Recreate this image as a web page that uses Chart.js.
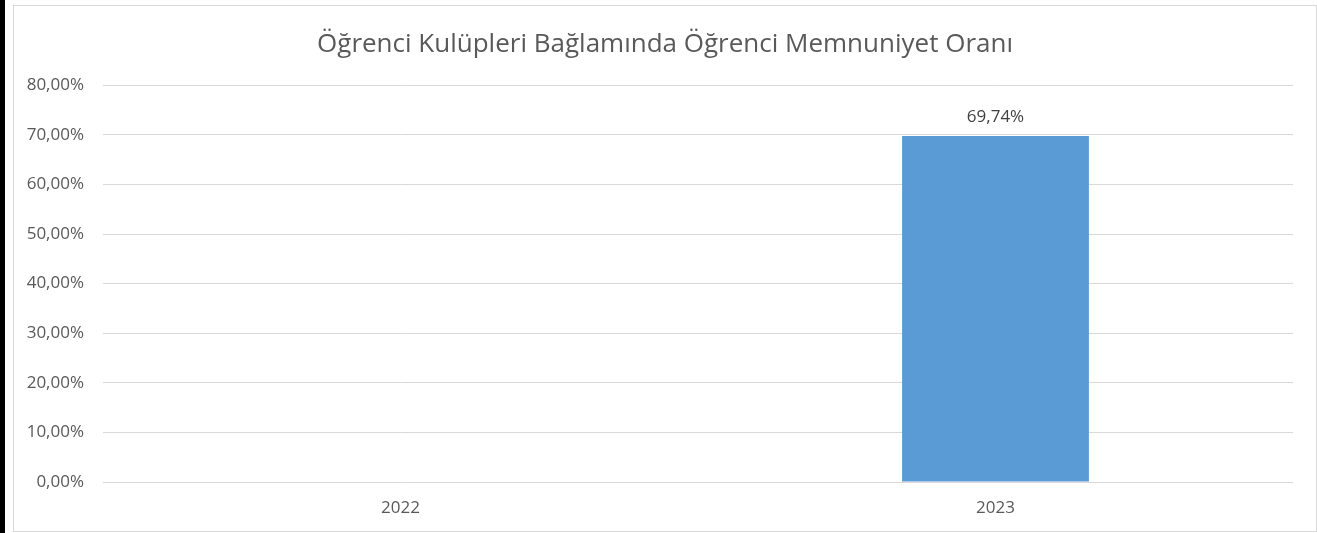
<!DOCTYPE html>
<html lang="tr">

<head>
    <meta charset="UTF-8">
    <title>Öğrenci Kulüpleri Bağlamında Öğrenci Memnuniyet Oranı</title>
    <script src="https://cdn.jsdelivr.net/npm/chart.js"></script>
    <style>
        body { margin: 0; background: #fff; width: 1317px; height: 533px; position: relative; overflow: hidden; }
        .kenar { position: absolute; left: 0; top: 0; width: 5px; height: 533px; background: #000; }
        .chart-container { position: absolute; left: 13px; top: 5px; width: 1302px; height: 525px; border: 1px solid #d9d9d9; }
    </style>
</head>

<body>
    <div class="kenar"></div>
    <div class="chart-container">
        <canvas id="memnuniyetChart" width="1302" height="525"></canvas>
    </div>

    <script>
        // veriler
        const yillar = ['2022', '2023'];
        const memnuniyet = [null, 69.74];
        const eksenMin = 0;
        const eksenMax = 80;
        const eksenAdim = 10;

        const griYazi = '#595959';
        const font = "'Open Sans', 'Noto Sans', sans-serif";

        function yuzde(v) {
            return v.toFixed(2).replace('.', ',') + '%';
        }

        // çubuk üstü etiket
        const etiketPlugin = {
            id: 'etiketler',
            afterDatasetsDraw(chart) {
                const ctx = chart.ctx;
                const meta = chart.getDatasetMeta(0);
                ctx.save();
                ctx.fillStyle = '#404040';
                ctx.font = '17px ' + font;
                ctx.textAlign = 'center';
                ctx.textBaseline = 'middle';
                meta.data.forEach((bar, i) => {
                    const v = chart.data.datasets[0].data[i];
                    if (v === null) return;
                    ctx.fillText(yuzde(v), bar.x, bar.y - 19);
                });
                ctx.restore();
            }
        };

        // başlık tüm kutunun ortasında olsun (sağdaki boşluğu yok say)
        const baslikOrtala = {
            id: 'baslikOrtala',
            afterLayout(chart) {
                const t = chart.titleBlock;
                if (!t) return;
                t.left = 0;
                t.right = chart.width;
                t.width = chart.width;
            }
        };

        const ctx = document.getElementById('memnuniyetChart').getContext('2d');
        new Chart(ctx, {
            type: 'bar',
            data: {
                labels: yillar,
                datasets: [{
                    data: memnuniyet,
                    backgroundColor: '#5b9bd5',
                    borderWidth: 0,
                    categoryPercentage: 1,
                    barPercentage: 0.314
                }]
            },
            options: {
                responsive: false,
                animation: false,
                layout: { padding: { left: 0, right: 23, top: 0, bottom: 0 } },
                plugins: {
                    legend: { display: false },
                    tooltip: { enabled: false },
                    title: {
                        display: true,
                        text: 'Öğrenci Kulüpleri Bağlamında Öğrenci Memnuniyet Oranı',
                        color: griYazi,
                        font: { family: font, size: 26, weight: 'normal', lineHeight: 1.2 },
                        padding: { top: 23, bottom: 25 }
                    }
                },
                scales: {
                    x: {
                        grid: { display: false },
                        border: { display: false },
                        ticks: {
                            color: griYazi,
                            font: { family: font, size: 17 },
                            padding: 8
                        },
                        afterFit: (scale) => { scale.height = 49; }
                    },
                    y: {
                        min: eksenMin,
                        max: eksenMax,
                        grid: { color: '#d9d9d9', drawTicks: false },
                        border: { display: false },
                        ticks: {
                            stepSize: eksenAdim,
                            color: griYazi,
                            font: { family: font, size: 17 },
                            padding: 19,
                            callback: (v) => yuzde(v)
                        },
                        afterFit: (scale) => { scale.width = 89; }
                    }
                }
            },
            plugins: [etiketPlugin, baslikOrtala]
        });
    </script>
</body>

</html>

Given task >> Each line of the data is to be duplicated exactly; pictures stay out of the copy.

Exercise result >>
Recreate this image as a web page that uses Chart.js.
<!DOCTYPE html>
<html lang="tr">

<head>
    <meta charset="UTF-8">
    <title>Öğrenci Kulüpleri Bağlamında Öğrenci Memnuniyet Oranı</title>
    <script src="https://cdn.jsdelivr.net/npm/chart.js"></script>
    <style>
        body { margin: 0; background: #fff; width: 1317px; height: 533px; position: relative; overflow: hidden; }
        .kenar { position: absolute; left: 0; top: 0; width: 5px; height: 533px; background: #000; }
        .chart-container { position: absolute; left: 13px; top: 5px; width: 1302px; height: 525px; border: 1px solid #d9d9d9; }
    </style>
</head>

<body>
    <div class="kenar"></div>
    <div class="chart-container">
        <canvas id="memnuniyetChart" width="1302" height="525"></canvas>
    </div>

    <script>
        // veriler
        const yillar = ['2022', '2023'];
        const memnuniyet = [null, 69.74];
        const eksenMin = 0;
        const eksenMax = 80;
        const eksenAdim = 10;

        const griYazi = '#595959';
        const font = "'Open Sans', 'Noto Sans', sans-serif";

        function yuzde(v) {
            return v.toFixed(2).replace('.', ',') + '%';
        }

        // çubuk üstü etiket
        const etiketPlugin = {
            id: 'etiketler',
            afterDatasetsDraw(chart) {
                const ctx = chart.ctx;
                const meta = chart.getDatasetMeta(0);
                ctx.save();
                ctx.fillStyle = '#404040';
                ctx.font = '17px ' + font;
                ctx.textAlign = 'center';
                ctx.textBaseline = 'middle';
                meta.data.forEach((bar, i) => {
                    const v = chart.data.datasets[0].data[i];
                    if (v === null) return;
                    ctx.fillText(yuzde(v), bar.x, bar.y - 19);
                });
                ctx.restore();
            }
        };

        // başlık tüm kutunun ortasında olsun (sağdaki boşluğu yok say)
        const baslikOrtala = {
            id: 'baslikOrtala',
            afterLayout(chart) {
                const t = chart.titleBlock;
                if (!t) return;
                t.left = 0;
                t.right = chart.width;
                t.width = chart.width;
            }
        };

        const ctx = document.getElementById('memnuniyetChart').getContext('2d');
        new Chart(ctx, {
            type: 'bar',
            data: {
                labels: yillar,
                datasets: [{
                    data: memnuniyet,
                    backgroundColor: '#5b9bd5',
                    borderWidth: 0,
                    categoryPercentage: 1,
                    barPercentage: 0.314
                }]
            },
            options: {
                responsive: false,
                animation: false,
                layout: { padding: { left: 0, right: 23, top: 0, bottom: 0 } },
                plugins: {
                    legend: { display: false },
                    tooltip: { enabled: false },
                    title: {
                        display: true,
                        text: 'Öğrenci Kulüpleri Bağlamında Öğrenci Memnuniyet Oranı',
                        color: griYazi,
                        font: { family: font, size: 26, weight: 'normal', lineHeight: 1.2 },
                        padding: { top: 23, bottom: 25 }
                    }
                },
                scales: {
                    x: {
                        grid: { display: false },
                        border: { display: false },
                        ticks: {
                            color: griYazi,
                            font: { family: font, size: 17 },
                            padding: 8
                        },
                        afterFit: (scale) => { scale.height = 49; }
                    },
                    y: {
                        min: eksenMin,
                        max: eksenMax,
                        grid: { color: '#d9d9d9', drawTicks: false },
                        border: { display: false },
                        ticks: {
                            stepSize: eksenAdim,
                            color: griYazi,
                            font: { family: font, size: 17 },
                            padding: 19,
                            callback: (v) => yuzde(v)
                        },
                        afterFit: (scale) => { scale.width = 89; }
                    }
                }
            },
            plugins: [etiketPlugin, baslikOrtala]
        });
    </script>
</body>

</html>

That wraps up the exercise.